Mardi, en Israël, aura lieu l'élection de tous les dangers.

Qui remplacera au poste de premier ministre Ehoud Olmert, l'ancien chef du parti Kadima discrédité par des rumeurs de scandales financiers? Les derniers sondages indiquent que ce sera Benyamin Nétanyahou, nationaliste de droite et chef du Likoud... lequel pourrait faire alliance avec Israël Beitenou, un nouveau parti ultranationaliste qui dépasse le Likoud sur sa droite.

Voilà qui risque de faire reculer tout espoir de paix au Proche-Orient pour les années à venir.

Cette perspective désespérante est en grande partie l'oeuvre du Hamas. En multipliant pendant sept ans ses tirs de roquette et en se livrant à la contrebande des armes, le Hamas a atteint l'objectif de tout bon mouvement terroriste, soit de compromettre à jamais toute possibilité de négociations en poussant l'adversaire à se durcir et à recourir à son tour à la force brute. Les Israéliens, constamment menacés, sont devenus plus que jamais, et on les comprend, obsédés par leur sécurité.

 

Même la riposte brutale du gouvernement à Gaza - une démonstration de force sans suite politique, et qui n'a aucunement refroidi les ardeurs du Hamas - n'a pas rassuré la population israélienne. Après des dizaines d'attentats au coeur des villes israéliennes, après des années d'encerclement par les fanatiques du Hezbollah au nord et du Hamas au sud, après l'échec des pourparlers d'Oslo, de Tabah et d'Annapolis, les Israéliens sont presque unanimement favorables à la ligne dure.

Le Mouvement pour la paix, qui était très fort il y a seulement quelques années (ce mouvement n'avait hélas! aucun équivalent dans le monde arabe), n'existe plus politiquement parce que les modérés ont cessé d'y croire. Même la chef actuelle de Kadima, Tipzi Livni, et le ministre de la Défense Ehoud Barak, qui avaient pourtant dirigé d'une main de fer la dernière offensive à Gaza, n'ont pas réussi à sauver la mise. Nétanyahou mène maintenant dans les sondages, et s'il a reculé récemment, c'est au profit du nouveau champion de l'ultradroite, Avigdor Lieberman, ancien immigré russe et chef du Israël Beitenou (qui veut dire «Israël, notre maison»).

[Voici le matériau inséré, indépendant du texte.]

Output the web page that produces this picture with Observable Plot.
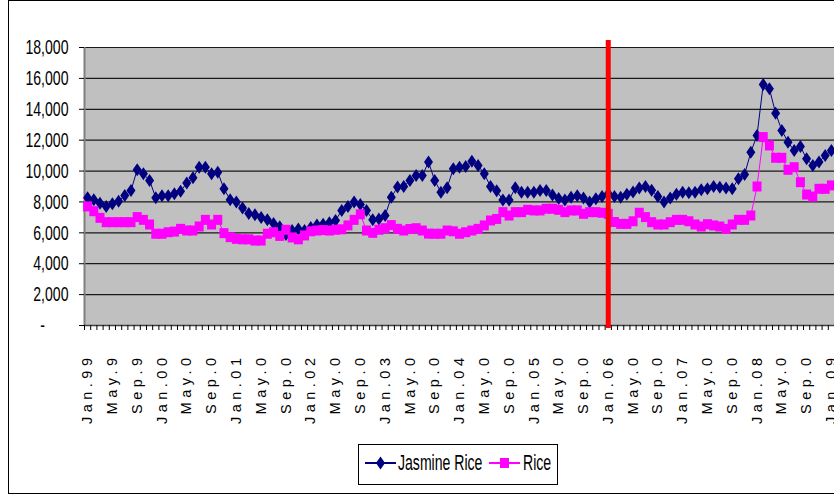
<!DOCTYPE html>
<html><head><meta charset="utf-8">
<script src="https://cdn.jsdelivr.net/npm/d3@7"></script>
<script src="https://cdn.jsdelivr.net/npm/@observablehq/plot@0.6"></script>
<style>
html,body{margin:0;padding:0;background:#fff;overflow:hidden;}
#wrap{position:relative;width:834px;height:495px;overflow:hidden;font-family:"Liberation Sans",Arial,sans-serif;}
#border{position:absolute;left:8px;top:0;width:900px;height:494px;border:1px solid #000;box-sizing:border-box;}
#chart{position:absolute;left:0;top:0;}
#legend{position:absolute;left:358px;top:444px;}
g[aria-label="x-axis tick label"] text{letter-spacing:4.5px;}
</style></head><body>
<div id="wrap"><div id="border"></div><div id="chart"></div><div id="legend"></div></div>
<script>
// Monthly series, Jan 1999 .. Jan 2009
const seriesNames = ["Jasmine Rice", "Rice"];
const jasmine = [8270,8140,7920,7710,7880,8050,8420,8740,10080,9820,9390,8270,8400,8400,8530,8700,9220,9560,10250,10250,
9820,9930,8850,8140,7990,7600,7250,7170,7000,6850,6600,6400,5900,6150,6250,6150,6350,6500,6550,6650,
6800,7450,7700,7990,7840,7450,6840,6900,7120,8310,8960,9000,9390,9710,9710,10580,9390,8630,8920,10150,
10250,10300,10640,10360,9820,9000,8720,8120,8120,8920,8630,8630,8630,8740,8740,8450,8230,8120,8310,8400,
8250,7990,8200,8350,8530,8350,8300,8500,8650,8900,9000,8750,8350,8000,8250,8500,8630,8600,8630,8790,
8850,9000,8950,8900,8850,9500,9780,11220,12310,15610,15330,13750,12630,11870,11330,11590,10790,10360,10580,11010,
11330];
const rice = [7710,7400,6970,6690,6690,6690,6690,6690,7020,6840,6540,5940,5940,6040,6080,6260,6150,6150,6410,6840,
6540,6840,5980,5720,5610,5580,5580,5500,5500,5940,6040,5800,6200,5700,5580,5830,6100,6150,6180,6150,
6200,6230,6480,6840,7200,6150,6000,6200,6300,6500,6260,6150,6250,6300,6150,5950,5940,5940,6150,6100,
5940,6040,6150,6260,6480,6800,6900,7340,7120,7340,7340,7490,7450,7450,7560,7560,7490,7340,7450,7450,
7230,7340,7340,7300,7230,6700,6580,6580,6750,7300,7020,6690,6540,6540,6690,6840,6840,6750,6540,6410,
6560,6480,6410,6260,6540,6840,6840,7120,9000,12200,11660,10860,10860,10080,10250,9280,8480,8350,8850,8850,
9070];
const tickLabels = ["Jan.99","May.9","Sep.9","Jan.00","May.0","Sep.0","Jan.01","May.0","Sep.0","Jan.02","May.0","Sep.0",
"Jan.03","May.0","Sep.0","Jan.04","May.0","Sep.0","Jan.05","May.0","Sep.0","Jan.06","May.0","Sep.0",
"Jan.07","May.0","Sep.0","Jan.08","May.0","Sep.0","Jan.09"];
const yTicks = [0,2000,4000,6000,8000,10000,12000,14000,16000,18000];
const eventLabel = "Jan.06";

const n = jasmine.length;
const rows = d3.range(n).map(i => ({i, jasmine: jasmine[i], rice: rice[i]}));
const labelIdx = tickLabels.map((_, k) => k * 4);
const bounds = d3.range(n + 1).map(k => k - 0.5);
const eventIdx = tickLabels.indexOf(eventLabel) * 4;

const diamond = {draw(ctx) { ctx.moveTo(0,-6.5); ctx.lineTo(4.5,0); ctx.lineTo(0,6.5); ctx.lineTo(-4.5,0); ctx.closePath(); }};
const square = {draw(ctx) { ctx.rect(-4.5,-5,9,10); }};
const fmt = d3.format(",");

const chart = Plot.plot({
  width: 834, height: 495,
  marginLeft: 84, marginRight: 0, marginTop: 47, marginBottom: 170,
  x: {domain: [-0.5, n - 0.5], axis: null, label: null},
  y: {domain: [0, 18000], axis: null, label: null},
  style: {background: "transparent", fontFamily: "'Liberation Sans', Arial, sans-serif", color: "#000"},
  marks: [
    Plot.frame({fill: "#c0c0c0", stroke: null}),
    Plot.ruleY(yTicks.filter(d => d > 0), {stroke: "#1a1a1a", strokeWidth: 1.2}),
    Plot.ruleX([-0.5], {stroke: "#808080", strokeWidth: 2}),
    Plot.ruleY([0], {stroke: "#404040", strokeWidth: 1.5}),
    Plot.axisY({ticks: yTicks, tickSize: 5, tickPadding: 11, fontSize: 21, label: null,
      tickFormat: d => d === 0 ? "-\u00a0\u00a0\u00a0\u00a0\u00a0\u00a0" : fmt(d)}),
    Plot.axisX({ticks: bounds, tickSize: 5, tickFormat: () => "", label: null}),
    Plot.axisX({ticks: labelIdx, tickSize: 0, tickPadding: 28, tickRotate: -90, fontSize: 14.5, label: null,
      tickFormat: i => tickLabels[i / 4]}),
    Plot.line(rows, {x: "i", y: "jasmine", stroke: "#000080", strokeWidth: 1}),
    Plot.dot(rows, {x: "i", y: "jasmine", symbol: diamond, fill: "#000080", stroke: null, r: 4}),
    Plot.line(rows, {x: "i", y: "rice", stroke: "#ff00ff", strokeWidth: 1}),
    Plot.dot(rows, {x: "i", y: "rice", symbol: square, fill: "#ff00ff", stroke: null, r: 4}),
    Plot.ruleX([eventIdx], {y1: -194, y2: 18450, stroke: "#ff0000", strokeWidth: 5})
  ]
});
document.getElementById("chart").appendChild(chart);
chart.querySelectorAll('g[aria-label="y-axis tick label"] text').forEach(t => {
  const w = t.getComputedTextLength();
  t.setAttribute("textLength", w * 0.67);
  t.setAttribute("lengthAdjust", "spacingAndGlyphs");
});

// Legend
const lg = d3.select("#legend").append("svg").attr("width", 201).attr("height", 42)
  .style("font-family", "'Liberation Sans', Arial, sans-serif");
lg.append("rect").attr("x", 0.5).attr("y", 0.5).attr("width", 199).attr("height", 40)
  .attr("fill", "#fff").attr("stroke", "#000");
const items = [
  {name: seriesNames[0], color: "#000080", sym: diamond, lx: 7, tx: 40},
  {name: seriesNames[1], color: "#ff00ff", sym: square, lx: 131, tx: 165}
];
items.forEach(it => {
  lg.append("line").attr("x1", it.lx).attr("x2", it.lx + 31).attr("y1", 19).attr("y2", 19)
    .attr("stroke", it.color).attr("stroke-width", 2);
  const p = d3.path(); it.sym.draw(p);
  lg.append("path").attr("d", p.toString()).attr("transform", `translate(${it.lx + 15.5},19)`).attr("fill", it.color);
  lg.append("text").attr("transform", `translate(${it.tx},25.5) scale(0.64,1)`)
    .attr("font-size", 22).attr("fill", "#000").text(it.name);
});
</script>
</body></html>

En raison d'un absurde système électoral basé sur la représentation proportionnelle pure, il est très rare qu'un parti puisse former un gouvernement majoritaire. Les gouvernements israéliens sont presque toujours des coalitions. Verra-t-on cette semaine une coalition Likoud-Beitenou succéder à la coalition modérée de Kadima et du Labour (le Parti travailliste)?

Si c'est le cas, cela empirera les choses. Nétanyahou entend poursuivre l'implantation de colonies juives en Cisjordanie, alors que même Ariel Sharon et les dirigeants actuels de Kadima comptaient y mettre fin. Et Lieberman en rajoute. Il considère les Palestiniens vivant en territoire israélien comme une cinquième colonne et a déjà réclamé la peine de mort pour les députés arabes sympathiques au Hamas. Il souhaite un échange de populations entre Israël et l'Autorité palestinienne pour que chaque État soit ethniquement homogène...

La proportion des Juifs ashkénazes, la classe dirigeante instruite et progressiste d'origine européenne qui a fondé et développé le pays, n'a cessé de diminuer. Israël compte aujourd'hui une très forte population de Juifs immigrés des pays arabes. Si quelque 700000 Palestiniens ont été chassés de leurs terres lors de la fondation d'Israël, au moins autant de Juifs ont été chassés des pays arabes depuis 1948... et ceux qui ont trouvé refuge en Israël sont plutôt hostiles aux Arabes. Autre minorité qui prend de plus en plus d'importance, celle des Juifs émigrés plus récemment de l'URSS, qui n'avaient jamais connu la démocratie avant d'arriver en Israël et qui sont instinctivement portés à la méthode forte. Ces électeurs constituent le terreau dont se nourrissent les Nétanyahou et les Lierberman.